## Dataset excerpt
::::::::
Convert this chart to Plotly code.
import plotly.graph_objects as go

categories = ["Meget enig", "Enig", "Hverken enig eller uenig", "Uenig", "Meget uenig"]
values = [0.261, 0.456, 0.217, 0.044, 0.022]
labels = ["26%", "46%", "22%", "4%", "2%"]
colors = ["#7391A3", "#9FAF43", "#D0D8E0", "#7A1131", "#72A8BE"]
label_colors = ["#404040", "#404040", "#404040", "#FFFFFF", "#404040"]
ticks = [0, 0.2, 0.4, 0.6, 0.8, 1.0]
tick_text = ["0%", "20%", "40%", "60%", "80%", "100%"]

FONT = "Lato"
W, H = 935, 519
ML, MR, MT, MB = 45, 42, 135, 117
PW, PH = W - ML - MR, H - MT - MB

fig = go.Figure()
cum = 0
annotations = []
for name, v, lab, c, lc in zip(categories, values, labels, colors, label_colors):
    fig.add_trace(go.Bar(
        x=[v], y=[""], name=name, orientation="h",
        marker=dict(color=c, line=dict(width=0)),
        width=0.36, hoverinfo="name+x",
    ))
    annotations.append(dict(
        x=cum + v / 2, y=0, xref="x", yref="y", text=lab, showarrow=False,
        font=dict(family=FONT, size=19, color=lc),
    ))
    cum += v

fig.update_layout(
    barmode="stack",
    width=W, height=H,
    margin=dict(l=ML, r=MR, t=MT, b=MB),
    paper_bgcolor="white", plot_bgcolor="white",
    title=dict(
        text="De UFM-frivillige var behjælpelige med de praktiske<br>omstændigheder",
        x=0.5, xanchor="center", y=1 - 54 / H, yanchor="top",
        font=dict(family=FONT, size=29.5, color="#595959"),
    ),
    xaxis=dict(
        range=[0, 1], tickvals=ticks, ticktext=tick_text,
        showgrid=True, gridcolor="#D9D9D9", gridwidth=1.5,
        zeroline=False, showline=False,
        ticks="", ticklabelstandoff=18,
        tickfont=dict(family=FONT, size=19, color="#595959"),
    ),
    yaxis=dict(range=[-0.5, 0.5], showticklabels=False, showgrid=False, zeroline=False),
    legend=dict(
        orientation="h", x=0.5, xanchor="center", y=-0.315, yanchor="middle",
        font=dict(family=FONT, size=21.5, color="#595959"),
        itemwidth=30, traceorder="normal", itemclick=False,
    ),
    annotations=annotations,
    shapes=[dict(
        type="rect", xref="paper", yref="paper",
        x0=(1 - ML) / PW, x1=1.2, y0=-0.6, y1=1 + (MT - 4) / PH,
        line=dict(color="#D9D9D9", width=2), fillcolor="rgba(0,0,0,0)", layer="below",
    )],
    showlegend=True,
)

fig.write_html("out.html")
::::::::
## What to work on
Print the complete listing again, exactly as it stands.

## Task output
Convert this chart to Plotly code.
import plotly.graph_objects as go

categories = ["Meget enig", "Enig", "Hverken enig eller uenig", "Uenig", "Meget uenig"]
values = [0.261, 0.456, 0.217, 0.044, 0.022]
labels = ["26%", "46%", "22%", "4%", "2%"]
colors = ["#7391A3", "#9FAF43", "#D0D8E0", "#7A1131", "#72A8BE"]
label_colors = ["#404040", "#404040", "#404040", "#FFFFFF", "#404040"]
ticks = [0, 0.2, 0.4, 0.6, 0.8, 1.0]
tick_text = ["0%", "20%", "40%", "60%", "80%", "100%"]

FONT = "Lato"
W, H = 935, 519
ML, MR, MT, MB = 45, 42, 135, 117
PW, PH = W - ML - MR, H - MT - MB

fig = go.Figure()
cum = 0
annotations = []
for name, v, lab, c, lc in zip(categories, values, labels, colors, label_colors):
    fig.add_trace(go.Bar(
        x=[v], y=[""], name=name, orientation="h",
        marker=dict(color=c, line=dict(width=0)),
        width=0.36, hoverinfo="name+x",
    ))
    annotations.append(dict(
        x=cum + v / 2, y=0, xref="x", yref="y", text=lab, showarrow=False,
        font=dict(family=FONT, size=19, color=lc),
    ))
    cum += v

fig.update_layout(
    barmode="stack",
    width=W, height=H,
    margin=dict(l=ML, r=MR, t=MT, b=MB),
    paper_bgcolor="white", plot_bgcolor="white",
    title=dict(
        text="De UFM-frivillige var behjælpelige med de praktiske<br>omstændigheder",
        x=0.5, xanchor="center", y=1 - 54 / H, yanchor="top",
        font=dict(family=FONT, size=29.5, color="#595959"),
    ),
    xaxis=dict(
        range=[0, 1], tickvals=ticks, ticktext=tick_text,
        showgrid=True, gridcolor="#D9D9D9", gridwidth=1.5,
        zeroline=False, showline=False,
        ticks="", ticklabelstandoff=18,
        tickfont=dict(family=FONT, size=19, color="#595959"),
    ),
    yaxis=dict(range=[-0.5, 0.5], showticklabels=False, showgrid=False, zeroline=False),
    legend=dict(
        orientation="h", x=0.5, xanchor="center", y=-0.315, yanchor="middle",
        font=dict(family=FONT, size=21.5, color="#595959"),
        itemwidth=30, traceorder="normal", itemclick=False,
    ),
    annotations=annotations,
    shapes=[dict(
        type="rect", xref="paper", yref="paper",
        x0=(1 - ML) / PW, x1=1.2, y0=-0.6, y1=1 + (MT - 4) / PH,
        line=dict(color="#D9D9D9", width=2), fillcolor="rgba(0,0,0,0)", layer="below",
    )],
    showlegend=True,
)

fig.write_html("out.html")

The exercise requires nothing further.